3 avril 2009
Photographes, journalistes et blogueurs interpellés par les militaires (28/03)
La crise politique actuelle est si inhabituelle et sort tant des schémas classiques que les blogueurs et utilisateurs de Twitter s’efforcent d’en assurer le suivi.
Les informations relatives à la crise malgache ont abondé sur Internet, attirant l’attention internationale. Lova Rakotomalala, a fait l’objet d’un article du Wall Street Journal et d’une interview sur CNN pour le dévouement avec lequel il a relayé et traduit en anglais les messages envoyés par les utilisateurs de Twitter. Un autre blogueur, Solofo Rafeno, a été invité à participer à un débat sur France 24.
De récents et inquiétants développements pourraient entraver à l’avenir la transmission d’informations par les utilisateurs de Twitter et les blogueurs malgaches. Le site Globalvoice a relaté les menaces dont sont victimes les blogueurs et les utilisateurs malgaches de Twitter ces derniers jours.
L’un d’eux, Thierry_ratsiz a été arrêté et obligé d’effacer ses photos numériques par les forces de sécurité.
thierry_ratsiz: #madagascar Ils m’ont juste prié de ne pas prendre photos (d’eux!!) et effacer photos, peur de photos diffuses sur internet!!
thierry_ratsiz: hola, interpelé par les gendarmes pour avoir été surpris en prenant des photos… :/ #madagascar
Les blogueurs et utilisateurs de Twitter R1lita et Pakysse racontent avoir vécu la même expérience :
TRT @r1lita : @pakysse, un autre utilisateur de Twitter malgache a également été forcé par la police de supprimer les photos qu’il avait prises plus tôt à Antaninarenina.
“Un régime obsédé par la com(munication)”
Mais l’incident le plus effrayant a été raconté par Avylavitra, un des blogueurs ayant le plus écrit sur la crise.
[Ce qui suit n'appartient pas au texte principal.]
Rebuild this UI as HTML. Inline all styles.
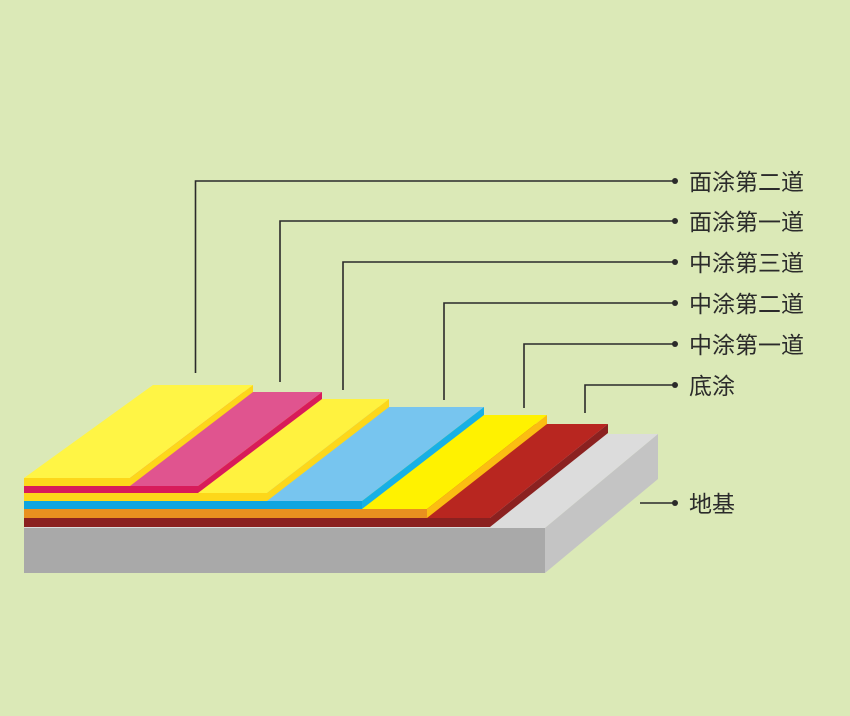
<!DOCTYPE html>
<html><head><meta charset="utf-8"><style>
html,body{margin:0;padding:0;background:#dbe9b7;}
svg{display:block;}
text{font-family:"Liberation Sans","Noto Sans CJK SC",sans-serif;font-size:23px;fill:#2b2b2b;}
</style></head><body>
<svg width="850" height="716" viewBox="0 0 850 716" xmlns="http://www.w3.org/2000/svg">
<rect width="850" height="716" fill="#dbe9b7"/>
<polygon points="24,528 545,528 658,434 137,434" fill="#dcdcdc"/>
<rect x="24" y="528" width="521" height="45" fill="#a9a9a9"/>
<polygon points="545,528 658,434 658,479 545,573" fill="#c4c4c4"/>
<polygon points="24,518 490,518 608,424 154,424" fill="#b82620"/>
<rect x="24" y="518" width="466" height="9" fill="#8b2120"/>
<polygon points="490,518 608,424 608,433 490,527" fill="#8b2120"/>
<polygon points="24,509 427,509 547,415 154,415" fill="#fff200"/>
<rect x="24" y="509" width="403" height="9" fill="#e9901f"/>
<polygon points="427,509 547,415 547,424 427,518" fill="#fbbd12"/>
<polygon points="24,501 362,501 484,407 154,407" fill="#77c5ef"/>
<rect x="24" y="501" width="338" height="8" fill="#0ea5e0"/>
<polygon points="362,501 484,407 484,415 362,509" fill="#17b0e6"/>
<polygon points="24,493 267,493 389,399 154,399" fill="#fff23f"/>
<rect x="24" y="493" width="243" height="8" fill="#fdd71a"/>
<polygon points="267,493 389,399 389,407 267,501" fill="#fdd71a"/>
<polygon points="24,486 198,486 322,392 154,392" fill="#e0548f"/>
<rect x="24" y="486" width="174" height="7" fill="#d81b5a"/>
<polygon points="198,486 322,392 322,399 198,493" fill="#d81b5a"/>
<polygon points="24,478 130,478 253,385 153,385" fill="#fff545"/>
<rect x="24" y="478" width="106" height="8" fill="#fdd71a"/>
<polygon points="130,478 253,385 253,392 130,486" fill="#fdd71a"/>
<g fill="none" stroke="#2b2b2b" stroke-width="1.6">
<polyline points="195.5,373 195.5,181 675,181"/>
<polyline points="280,382 280,221 675,221"/>
<polyline points="343,390 343,262 675,262"/>
<polyline points="444,400 444,303 675,303"/>
<polyline points="524,408 524,344 675,344"/>
<polyline points="585,413 585,385 675,385"/>
<polyline points="640,503 675,503"/>
</g>
<g fill="#2b2b2b">
<circle cx="675" cy="181" r="3"/><circle cx="675" cy="221" r="3"/><circle cx="675" cy="262" r="3"/>
<circle cx="675" cy="303" r="3"/><circle cx="675" cy="344" r="3"/><circle cx="675" cy="385" r="3"/>
<circle cx="675" cy="503" r="3"/>
</g>
<text x="689" y="190">面涂第二道</text>
<text x="689" y="230">面涂第一道</text>
<text x="689" y="271">中涂第三道</text>
<text x="689" y="312">中涂第二道</text>
<text x="689" y="353">中涂第一道</text>
<text x="689" y="394">底涂</text>
<text x="689" y="512">地基</text>
</svg>
</body></html>
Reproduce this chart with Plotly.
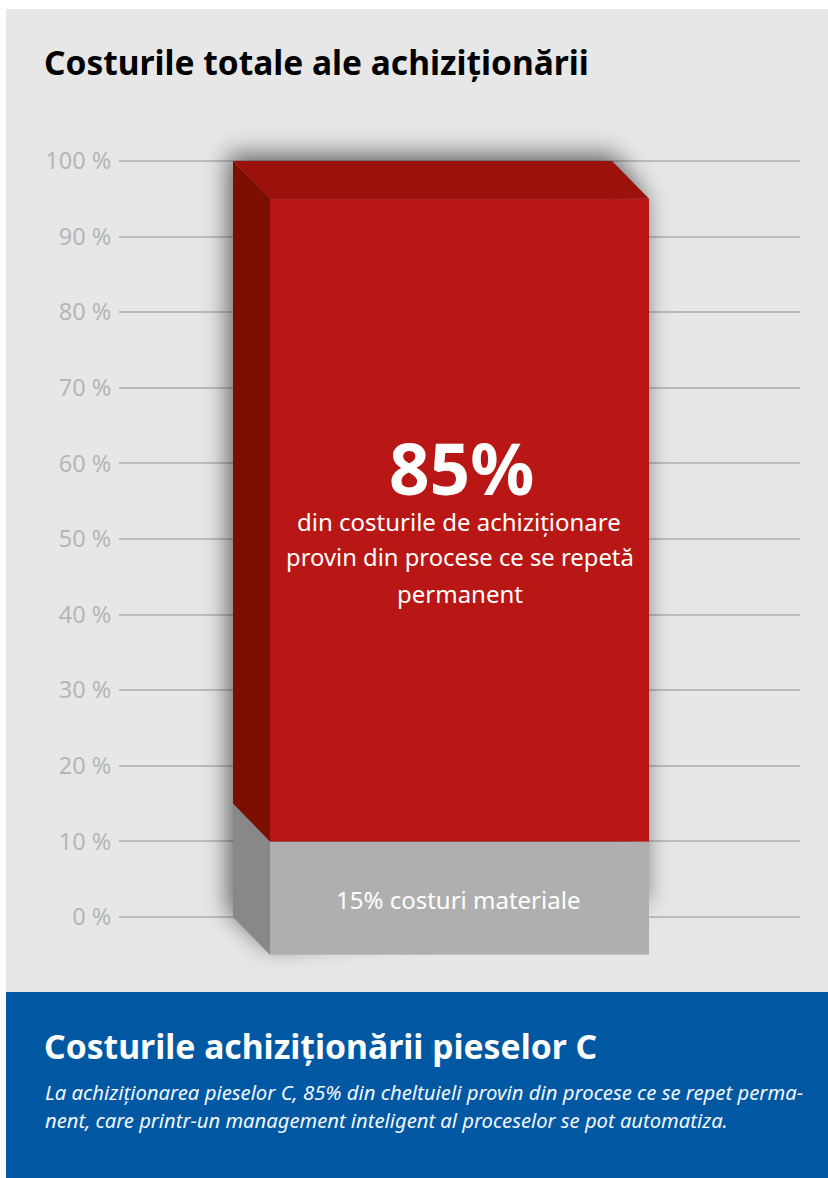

Ce qui s’est passé est d’autant plus étonnant que c’était inattendu. Un des soldats du RM1 [note de l’auteur : il s’agit du nom d’une caserne], qui patrouillait dans la rue, a pointé son arme vers MOI et dit :
“Que les journalistes s’en aillent. Nous n’avons pas besoin de journalistes ici. Partez ou je tire !”
Je ne savais pas quoi faire alors je lui ai juste montré la carte que je portais autour du cou. Je conduisais à ce moment là un scooter alors que la plupart des journalistes et photographes étaient à pied. Quand il a vu qu’au lieu de bouger je montrais ma carte, il est encore monté d’un ton. Je ne sais pas s’il était responsable de la caserne ni qui il était. Mais tout le monde a pu voir ce qu’il faisait.
Quelques journalistes ont osé lui demander :
“Depuis quand les journalistes ne peuvent-ils plus prendre de photos et faire leur travail ? Est-ce que la loi a changé ?”
Il a répondu en pointant son arme vers ma tête. Nous n’étions séparés que par la largeur du trottoir. Il a répété :
“J’ai dit que je n’avais pas besoin de journalistes ici, alors allez-vous en ou je vais tirer. Je vais vous abattre !”
Ce fut un moment aigre-doux pour moi, mes amis. Mais je n’en ai pas la trace sur film, car j’ai juste fait demi-tour et me suis éloigné avec les autres journalistes et photographes. Donc, je vous demande, à ceux qui auraient pu filmer la scène, de m’envoyer au moins le lien grâce auquel je pourrais la visionner. J’espère que la mise en ligne de ce billet servira de leçon à ces soldats, car tout le monde va connaître la vérité et ce qui s’est passé. C’est ce que je m’efforce de faire sur le blog GazetyAdaladala.
Enfin un journaliste nous a déclarés sous couvert d’anonymat:
C’est un régime obsédé par la com. Regardez comment ils traitent les journalistes. Pour vous dire certains journalistes étrangers m’ont même dit que les nouveaux dirigeants sont des vrais pros de la com et qu’ils essayent par des invitations et autres de s’attirer la sympathie des étrangers.